Boosting
Contents
Boosting#
Another ensemble method (i.e. uses a collection of learners)
Instead of randomizing each learner, each learner fits to the residual (not that unlike backfitting)
Boosting regression trees#
Set \(\hat f(x) = 0\), and \(r_i=y_i\) for \(i=1,\dots,n\).
For \(b=1,\dots,B\), iterate:
Fit a regression tree \(\hat f^b\) with \(d\) splits to the response \(r_1,\dots,r_n\).
Update the prediction to:
\[\hat f(x) \leftarrow \hat f(x) + \lambda \hat f^b(x).\]Update the residuals,
\[ r_i \leftarrow r_i - \lambda \hat f^b(x_i).\]Output the final model:
\[\hat f(x) = \sum_{b=1}^B \lambda \hat f^b(x).\]

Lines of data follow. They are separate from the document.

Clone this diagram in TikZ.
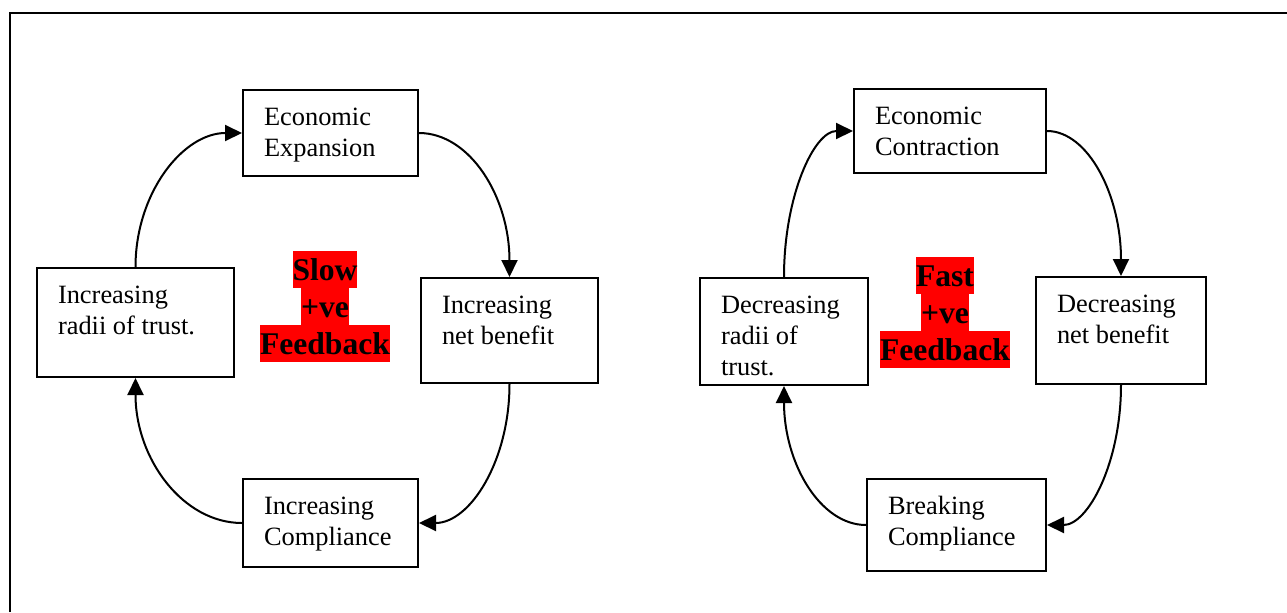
\documentclass[tikz,border=0pt]{standalone}
\usepackage{fontspec}
\setmainfont{Liberation Serif}
\usetikzlibrary{arrows.meta}
\newlength\pxu
\setlength\pxu{0.5pt}
\newcommand\bxt[3]{\parbox[c][#2\pxu][t]{#1\pxu}{\raggedright\leftskip=10.5pt\rule{0pt}{17.5pt}#3}}
\begin{document}
\begin{tikzpicture}[x=0.5pt,y=-0.5pt,
  box/.style={draw,line width=1pt,inner sep=0pt,anchor=north west,font=\fontsize{13.2pt}{15.5pt}\selectfont},
  fb/.style={fill=red,inner sep=0pt,text height=14.5pt,text depth=4pt,font=\fontsize{15.8pt}{18.5pt}\selectfont\bfseries},
  arr/.style={line width=1pt,-{Triangle[length=8.5pt,width=8pt]}}]
\useasboundingbox (0,0) rectangle (1287,612);
\draw[line width=1.4pt] (10,612) -- (10,13) -- (1287,13);
% left cycle
\node[box] (EE) at (242,89) {\bxt{175}{86}{Economic\\Expansion}};
\node[box] (IR) at (36,267) {\bxt{197}{109}{Increasing\\radii of trust.}};
\node[box] (IN) at (420,277) {\bxt{177}{105}{Increasing\\net benefit}};
\node[box] (IC) at (242,478) {\bxt{175}{88}{Increasing\\Compliance}};
% right cycle
\node[box] (EC) at (853,88) {\bxt{192}{84}{Economic\\Contraction}};
\node[box] (DN) at (1035,276) {\bxt{170}{107}{Decreasing\\net benefit}};
\node[box] (DR) at (699,277) {\bxt{168}{107}{Decreasing\\radii of\\trust.}};
\node[box] (BC) at (866,478) {\bxt{179}{92}{Breaking\\Compliance}};
% feedback labels
\node[fb] (s1) at (325,269.5) {Slow};
\node[fb] (s2) at (325,306.5) {+ve};
\node[fb] (s3) at (325,343.5) {Feedback};
\node[fb] (f1) at (945,275.5) {Fast};
\node[fb] (f2) at (945,312.5) {+ve};
\node[fb] (f3) at (945,349.5) {Feedback};
% arrows left
\draw[arr] (IR.north) .. controls +(0,-74) and +(-59,0) .. (EE.west);
\draw[arr] (EE.east) .. controls +(51,0) and +(0,-80) .. (IN.north);
\draw[arr] (IN.south) .. controls +(0,77) and +(51,0) .. (IC.east);
\draw[arr] (IC.west) .. controls +(-59,0) and +(0,81) .. (IR.south);
% arrows right
\draw[arr] (DR.north) .. controls +(0,-81) and +(-39,0) .. (EC.west);
\draw[arr] (EC.east) .. controls +(41,0) and +(0,-81) .. (DN.north);
\draw[arr] (DN.south) .. controls +(0,78) and +(41,0) .. (BC.east);
\draw[arr] (BC.west) .. controls +(-46,0) and +(0,77) .. (DR.south);
\end{tikzpicture}
\end{document}
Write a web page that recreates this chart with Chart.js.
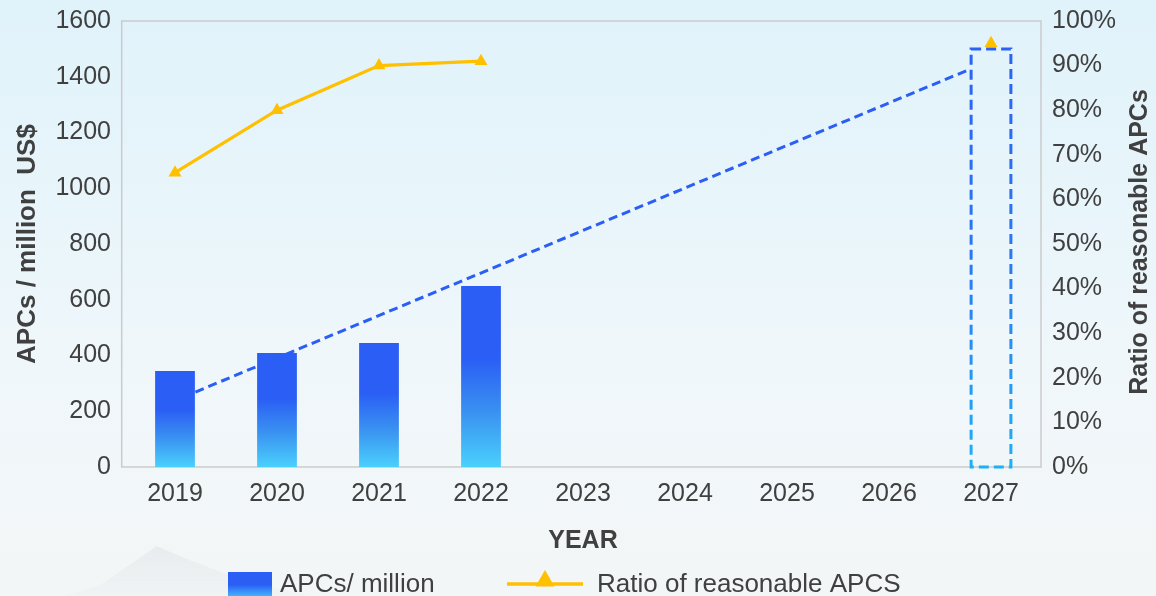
<!DOCTYPE html>
<html>
<head>
<meta charset="utf-8">
<script src="https://cdn.jsdelivr.net/npm/chart.js@4/dist/chart.umd.min.js"></script>
<style>
  html, body { margin: 0; padding: 0; }
  body {
    width: 1156px; height: 596px; overflow: hidden; position: relative;
    background: linear-gradient(to bottom, #e0f2fa 0%, #e7f5fa 30%, #f0f7fa 62%, #f3f6f7 100%);
  }
  .ridge {
    position: absolute; left: 50px; top: 540px; width: 280px; height: 60px;
    background: linear-gradient(to bottom, rgba(205,210,215,0.3), rgba(230,233,236,0.12));
    clip-path: polygon(0% 100%, 18% 75%, 32% 30%, 38% 10%, 48% 30%, 62% 55%, 80% 80%, 100% 100%);
    filter: blur(4px);
  }
  #wrap { position: absolute; left: 0; top: 0; width: 1156px; height: 596px; }
</style>
</head>
<body>
<div class="ridge"></div>
<div id="wrap"><canvas id="chart" width="1156" height="596"></canvas></div>
<script>
// Years on the category axis
const years = ['2019', '2020', '2021', '2022', '2023', '2024', '2025', '2026', '2027'];
// APCs market size, million US$
const apcsMillion = [344, 409, 445, 649, null, null, null, null, null];
// Projected 2027 market size (outlined bar)
const apcsTarget = [null, null, null, null, null, null, null, null, 1500];
// Ratio of reasonable APCs, percent
const ratioPercent = [66, 80, 90, 91, null, null, null, null, 95];
// Growth trend line: category position (index units) and value in million US$
const trendPos = [0.2, 7.8];
const trendValue = [269, 1428];

const leftTicks = [0, 200, 400, 600, 800, 1000, 1200, 1400, 1600];
const rightTicks = [0, 10, 20, 30, 40, 50, 60, 70, 80, 90, 100];

const BLUE = '#2a5ef5';
const CYAN = '#4ad0fc';
const GOLD = '#ffc000';
const TEXT = '#404040';
const FONT = "'Liberation Sans', Arial, sans-serif";

function barGradient(ctx) {
  const chart = ctx.chart;
  const {chartArea, scales} = chart;
  if (!chartArea) return BLUE;
  const v = ctx.raw;
  if (v == null) return BLUE;
  const yTop = scales.y.getPixelForValue(v);
  const yBase = scales.y.getPixelForValue(0);
  const g = chart.ctx.createLinearGradient(0, yBase, 0, yTop);
  g.addColorStop(0, CYAN);
  g.addColorStop(0.3, '#3a92f1');
  g.addColorStop(0.6, BLUE);
  g.addColorStop(1, BLUE);
  return g;
}

// keep the value axes from reserving extra room above/below the plot
function trimVerticalPadding(s) {
  s.paddingTop = 8;
  s.paddingBottom = 8;
}

// Plot frame, dashed target outline, right-hand title and legend
const decorations = {
  id: 'decorations',
  beforeDatasetsDraw(chart) {
    const {ctx, chartArea: a} = chart;
    ctx.save();
    ctx.strokeStyle = '#cbcbcb';
    ctx.lineWidth = 1.5;
    ctx.strokeRect(a.left - 2.3, a.top, a.right - a.left + 1.3, a.bottom - a.top);
    ctx.restore();
  },
  afterDatasetsDraw(chart) {
    const {ctx} = chart;
    const meta = chart.getDatasetMeta(1);
    meta.data.forEach((el, i) => {
      if (apcsTarget[i] == null) return;
      const p = el.getProps(['x', 'y', 'base', 'width'], true);
      const g = ctx.createLinearGradient(0, p.y, 0, p.base);
      g.addColorStop(0, '#2a62f5');
      g.addColorStop(0.5, '#2a78f5');
      g.addColorStop(1, '#1db0f7');
      ctx.save();
      ctx.strokeStyle = g;
      ctx.lineWidth = 3;
      ctx.setLineDash([10, 5]);
      ctx.strokeRect(p.x - p.width / 2, p.y, p.width, p.base - p.y);
      ctx.restore();
    });
  },
  afterDraw(chart) {
    const {ctx} = chart;
    ctx.save();
    // right-hand axis title, reading bottom to top
    ctx.translate(1140, 242);
    ctx.rotate(-Math.PI / 2);
    ctx.fillStyle = TEXT;
    ctx.font = 'bold 25px ' + FONT;
    ctx.textAlign = 'center';
    ctx.textBaseline = 'middle';
    ctx.fillText('Ratio of reasonable APCs', 0, 0);
    ctx.restore();

    // legend
    ctx.save();
    const g = ctx.createLinearGradient(0, 572, 0, 600);
    g.addColorStop(0, BLUE);
    g.addColorStop(0.45, BLUE);
    g.addColorStop(1, CYAN);
    ctx.fillStyle = g;
    ctx.fillRect(228, 572, 44, 28);
    ctx.font = '26px ' + FONT;
    ctx.fillStyle = TEXT;
    ctx.textBaseline = 'middle';
    ctx.textAlign = 'left';
    ctx.fillText('APCs/ million', 280, 585);
    ctx.strokeStyle = GOLD;
    ctx.lineWidth = 3.5;
    ctx.beginPath();
    ctx.moveTo(507, 584);
    ctx.lineTo(583, 584);
    ctx.stroke();
    ctx.fillStyle = GOLD;
    const r = 11, cx = 545, cy = 581;
    ctx.beginPath();
    ctx.moveTo(cx, cy - r);
    ctx.lineTo(cx + r * Math.sin(2 * Math.PI / 3), cy - r * Math.cos(2 * Math.PI / 3));
    ctx.lineTo(cx + r * Math.sin(4 * Math.PI / 3), cy - r * Math.cos(4 * Math.PI / 3));
    ctx.closePath();
    ctx.fill();
    ctx.fillStyle = TEXT;
    ctx.fillText('Ratio of reasonable APCS', 597, 585);
    ctx.restore();
  }
};

new Chart(document.getElementById('chart'), {
  type: 'bar',
  data: {
    labels: years,
    datasets: [
      {
        type: 'bar',
        label: 'APCs/ million',
        data: apcsMillion,
        yAxisID: 'y',
        xAxisID: 'x',
        backgroundColor: barGradient,
        borderWidth: 0,
        grouped: false,
        categoryPercentage: 1,
        barPercentage: 0.39,
        order: 3
      },
      {
        type: 'bar',
        label: 'Target 2027',
        data: apcsTarget,
        yAxisID: 'y',
        xAxisID: 'x',
        backgroundColor: 'rgba(0,0,0,0)',
        borderWidth: 0,
        grouped: false,
        categoryPercentage: 1,
        barPercentage: 0.39,
        order: 3
      },
      {
        type: 'line',
        label: 'Trend',
        data: trendPos.map((p, i) => ({x: p, y: trendValue[i]})),
        xAxisID: 'xTrend',
        yAxisID: 'y',
        borderColor: BLUE,
        borderWidth: 3,
        borderDash: [9, 5],
        pointRadius: 0,
        fill: false,
        order: 1
      },
      {
        type: 'line',
        label: 'Ratio of reasonable APCS',
        data: ratioPercent,
        xAxisID: 'x',
        yAxisID: 'y1',
        borderColor: GOLD,
        borderWidth: 3.2,
        pointStyle: 'triangle',
        pointRadius: 7.5,
        pointBackgroundColor: GOLD,
        pointBorderColor: GOLD,
        pointBorderWidth: 0,
        spanGaps: false,
        tension: 0,
        fill: false,
        order: 0
      }
    ]
  },
  options: {
    responsive: false,
    animation: false,
    layout: { padding: { top: 21, left: 0, right: 0, bottom: 0 } },
    plugins: { legend: { display: false }, tooltip: { enabled: false } },
    scales: {
      x: {
        type: 'category',
        offset: true,
        grid: { display: false, drawTicks: false },
        border: { display: false },
        ticks: { color: TEXT, font: { family: FONT, size: 25 }, padding: 12, maxRotation: 0 },
        title: { display: true, text: 'YEAR', color: TEXT, font: { family: FONT, size: 25, weight: 'bold' }, padding: { top: 0, bottom: 40 } },
        afterFit(s) { s.height = 129; }
      },
      xTrend: {
        type: 'linear',
        display: false,
        offset: false,
        grid: { offset: false },
        min: -0.5,
        max: years.length - 0.5
      },
      y: {
        position: 'left',
        min: leftTicks[0],
        max: leftTicks[leftTicks.length - 1],
        afterBuildTicks(s) { s.ticks = leftTicks.map(v => ({value: v})); },
        grid: { display: false, drawTicks: false },
        border: { display: false },
        ticks: { color: TEXT, font: { family: FONT, size: 25 }, padding: 13, callback: v => String(v) },
        title: { display: true, text: 'APCs / million  US$', color: TEXT, font: { family: FONT, size: 26, weight: 'bold' }, padding: { top: 12, bottom: 0 } },
        afterFit(s) { s.width = 124; trimVerticalPadding(s); }
      },
      y1: {
        position: 'right',
        min: rightTicks[0],
        max: rightTicks[rightTicks.length - 1],
        afterBuildTicks(s) { s.ticks = rightTicks.map(v => ({value: v})); },
        grid: { display: false, drawTicks: false },
        border: { display: false },
        ticks: { color: TEXT, font: { family: FONT, size: 25 }, padding: 10, callback: v => v + '%' },
        afterFit(s) { s.width = 114; trimVerticalPadding(s); }
      }
    }
  },
  plugins: [decorations]
});
</script>
</body>
</html>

Boosting classification trees#
Can be done with appropriately defined residual for classification based on offset in log-odds.
Some intuition#
Boosting learns slowly
We first use the samples that are easiest to predict, then slowly down weigh these cases, moving on to harder samples.
The parameter \(\lambda=0.01\) in each case.
We can tune the model by CV using \(\lambda, d, B.\)